DIVORCE AND THE BIBLE
By Colin Hamer
AuthorHouse (http://www.authorhouse.co.uk). 150 pages. £6.90
ISBN 1 4259 0750 4
This is an important and valuable contribution to the current debate about the Bible’s teaching on divorce. The central thesis is that marriage was designed by God as a picture of the relationship between Christ and the church (Ephesians 5). Hence marriage is a covenant, but (and this is the vital point) husband and wife have different roles and responsibilities within the covenant relationship. The husband is to love, provide and care for his wife (as Christ loves the church), and the wife is to submit to her husband and be faithful to him (as the church to Christ).
These distinctive roles of husband and wife mean that each party has slightly different grounds for divorce. The husband can only divorce his wife for sexual infidelity (representing apostasy on the part of the church).

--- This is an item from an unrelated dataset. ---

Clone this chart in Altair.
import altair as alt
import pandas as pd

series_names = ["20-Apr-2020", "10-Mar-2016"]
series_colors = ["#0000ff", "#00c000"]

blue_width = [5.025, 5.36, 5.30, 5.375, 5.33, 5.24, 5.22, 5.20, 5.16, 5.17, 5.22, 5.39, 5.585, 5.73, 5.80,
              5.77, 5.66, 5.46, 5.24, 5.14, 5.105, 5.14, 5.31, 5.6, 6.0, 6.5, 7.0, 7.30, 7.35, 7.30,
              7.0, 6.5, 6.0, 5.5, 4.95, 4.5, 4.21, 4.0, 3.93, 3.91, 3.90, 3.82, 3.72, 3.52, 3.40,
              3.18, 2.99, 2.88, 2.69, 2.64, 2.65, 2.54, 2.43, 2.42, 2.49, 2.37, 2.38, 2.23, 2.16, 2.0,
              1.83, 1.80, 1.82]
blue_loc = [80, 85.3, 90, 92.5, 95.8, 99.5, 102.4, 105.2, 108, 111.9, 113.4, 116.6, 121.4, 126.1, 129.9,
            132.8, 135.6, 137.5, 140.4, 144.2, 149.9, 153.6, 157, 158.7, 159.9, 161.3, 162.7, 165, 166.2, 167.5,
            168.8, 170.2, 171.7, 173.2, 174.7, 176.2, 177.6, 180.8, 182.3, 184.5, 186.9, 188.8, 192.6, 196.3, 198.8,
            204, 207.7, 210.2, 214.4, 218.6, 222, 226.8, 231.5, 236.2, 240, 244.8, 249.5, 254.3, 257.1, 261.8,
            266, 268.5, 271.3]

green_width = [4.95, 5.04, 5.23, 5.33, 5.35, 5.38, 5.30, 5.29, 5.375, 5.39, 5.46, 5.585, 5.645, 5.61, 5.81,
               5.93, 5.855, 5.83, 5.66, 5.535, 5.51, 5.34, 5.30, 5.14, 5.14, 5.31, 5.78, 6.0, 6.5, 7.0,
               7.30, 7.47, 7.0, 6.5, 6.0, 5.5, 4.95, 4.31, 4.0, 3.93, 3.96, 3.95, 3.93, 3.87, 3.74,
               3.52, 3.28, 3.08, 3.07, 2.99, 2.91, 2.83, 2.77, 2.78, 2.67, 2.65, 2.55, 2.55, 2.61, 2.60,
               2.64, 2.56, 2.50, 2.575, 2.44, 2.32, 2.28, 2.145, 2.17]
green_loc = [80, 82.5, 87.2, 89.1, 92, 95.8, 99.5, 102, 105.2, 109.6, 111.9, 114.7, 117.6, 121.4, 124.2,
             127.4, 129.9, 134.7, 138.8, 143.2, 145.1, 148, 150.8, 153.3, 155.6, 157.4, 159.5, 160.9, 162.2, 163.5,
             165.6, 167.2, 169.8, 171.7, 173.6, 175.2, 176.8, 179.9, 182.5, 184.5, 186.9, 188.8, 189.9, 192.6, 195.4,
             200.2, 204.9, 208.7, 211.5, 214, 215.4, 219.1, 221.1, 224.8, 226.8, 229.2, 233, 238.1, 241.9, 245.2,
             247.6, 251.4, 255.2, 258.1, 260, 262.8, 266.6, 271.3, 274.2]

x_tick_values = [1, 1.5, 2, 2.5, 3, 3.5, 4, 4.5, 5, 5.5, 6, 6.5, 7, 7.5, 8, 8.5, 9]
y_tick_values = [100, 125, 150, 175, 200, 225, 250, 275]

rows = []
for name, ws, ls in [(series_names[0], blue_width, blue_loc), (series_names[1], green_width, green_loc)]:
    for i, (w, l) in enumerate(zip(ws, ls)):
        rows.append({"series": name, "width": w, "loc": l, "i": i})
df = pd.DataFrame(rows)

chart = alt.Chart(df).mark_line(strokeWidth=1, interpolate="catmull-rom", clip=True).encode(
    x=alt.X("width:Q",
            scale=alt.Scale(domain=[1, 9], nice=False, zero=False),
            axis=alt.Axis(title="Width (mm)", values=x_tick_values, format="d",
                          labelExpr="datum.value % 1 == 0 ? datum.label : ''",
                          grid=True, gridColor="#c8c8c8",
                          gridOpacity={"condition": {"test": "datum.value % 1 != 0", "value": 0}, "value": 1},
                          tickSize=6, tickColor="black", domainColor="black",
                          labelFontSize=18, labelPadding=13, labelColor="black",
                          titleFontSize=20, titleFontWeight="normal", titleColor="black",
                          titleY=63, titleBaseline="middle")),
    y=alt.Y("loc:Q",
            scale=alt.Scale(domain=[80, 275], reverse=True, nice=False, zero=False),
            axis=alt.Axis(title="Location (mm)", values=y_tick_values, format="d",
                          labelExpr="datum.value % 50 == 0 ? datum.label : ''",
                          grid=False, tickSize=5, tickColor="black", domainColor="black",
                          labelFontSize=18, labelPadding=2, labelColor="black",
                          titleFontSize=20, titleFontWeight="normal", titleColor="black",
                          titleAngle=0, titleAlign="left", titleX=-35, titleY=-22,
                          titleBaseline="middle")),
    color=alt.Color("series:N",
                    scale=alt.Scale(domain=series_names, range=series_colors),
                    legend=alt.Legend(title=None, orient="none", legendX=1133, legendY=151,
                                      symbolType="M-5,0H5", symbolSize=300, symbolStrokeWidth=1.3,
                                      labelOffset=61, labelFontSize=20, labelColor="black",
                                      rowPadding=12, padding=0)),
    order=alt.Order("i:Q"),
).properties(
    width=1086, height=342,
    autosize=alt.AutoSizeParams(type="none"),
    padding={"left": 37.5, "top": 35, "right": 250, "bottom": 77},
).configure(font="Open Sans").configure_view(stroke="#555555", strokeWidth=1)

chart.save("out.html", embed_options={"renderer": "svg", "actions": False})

The wife can divorce her husband not only for infidelity, but also for lack of love and practical care (a failure to represent Christ’s loving provision for his people). At this point Hamer builds on the work of Instone-Brewer (Divorce and Remarriage in the Bible, Eerdmans, 2002), that it was understood by the Jews in the time of Christ that a woman could divorce her husband if he did not provide her with food, clothing and conjugal love. But Hamer’s important insight about the different roles of husband and wife brings new light to the subject, and gives a fresh reading of some difficult texts.